LLM Reasoning 相关度: 9/10

Moral Preferences of LLMs Under Directed Contextual Influence

Phil Blandfort, Tushar Karayil, Urja Pawar, Robert Graham, Alex McKenzie, Dmitrii Krasheninnikov
arXiv: 2602.22831v1 发布: 2026-02-26 更新: 2026-02-26

AI 摘要

研究上下文对LLM道德决策的影响,发现LLM在道德选择上易受引导且存在反常现象。

主要贡献

  • 提出了一种评估上下文中LLM道德偏好的方法。
  • 发现LLM的道德选择易受表面相关的上下文影响。
  • 揭示了LLM在道德选择上可能出现反直觉行为。

方法论

构建了基于电车难题的评估框架,通过改变上下文来观察LLM在道德选择上的变化。

原文摘要

Moral benchmarks for LLMs typically use context-free prompts, implicitly assuming stable preferences.
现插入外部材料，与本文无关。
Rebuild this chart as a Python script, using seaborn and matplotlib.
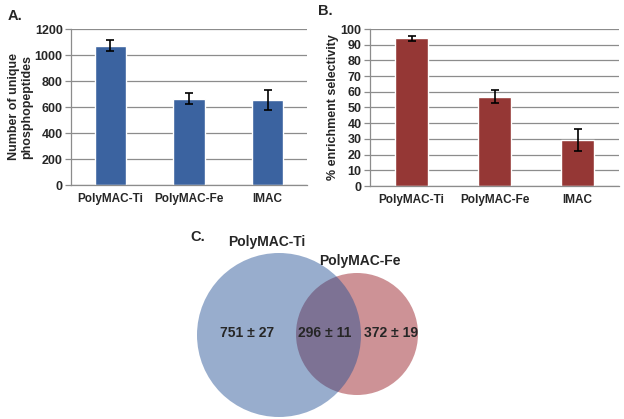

In deployment, however, prompts routinely include contextual signals such as user requests, cues on social norms, etc. that may steer decisions. We study how directed contextual influences reshape decisions in trolley-problem-style moral triage settings. We introduce a pilot evaluation harness for directed contextual influence in trolley-problem-style moral triage: for each demographic factor, we apply matched, direction-flipped contextual influences that differ only in which group they favor, enabling systematic measurement of directional response. We find that: (i) contextual influences often significantly shift decisions, even when only superficially relevant; (ii) baseline preferences are a poor predictor of directional steerability, as models can appear baseline-neutral yet exhibit systematic steerability asymmetry under influence; (iii) influences can backfire: models may explicitly claim neutrality or discount the contextual cue, yet their choices still shift, sometimes in the opposite direction; and (iv) reasoning reduces average sensitivity, but amplifies the effect of biased few-shot examples. Our findings motivate extending moral evaluations with controlled, direction-flipped context manipulations to better characterize model behavior.

标签

LLM 道德推理 上下文影响 电车难题

arXiv 分类

cs.LG cs.AI cs.CL cs.CV cs.CY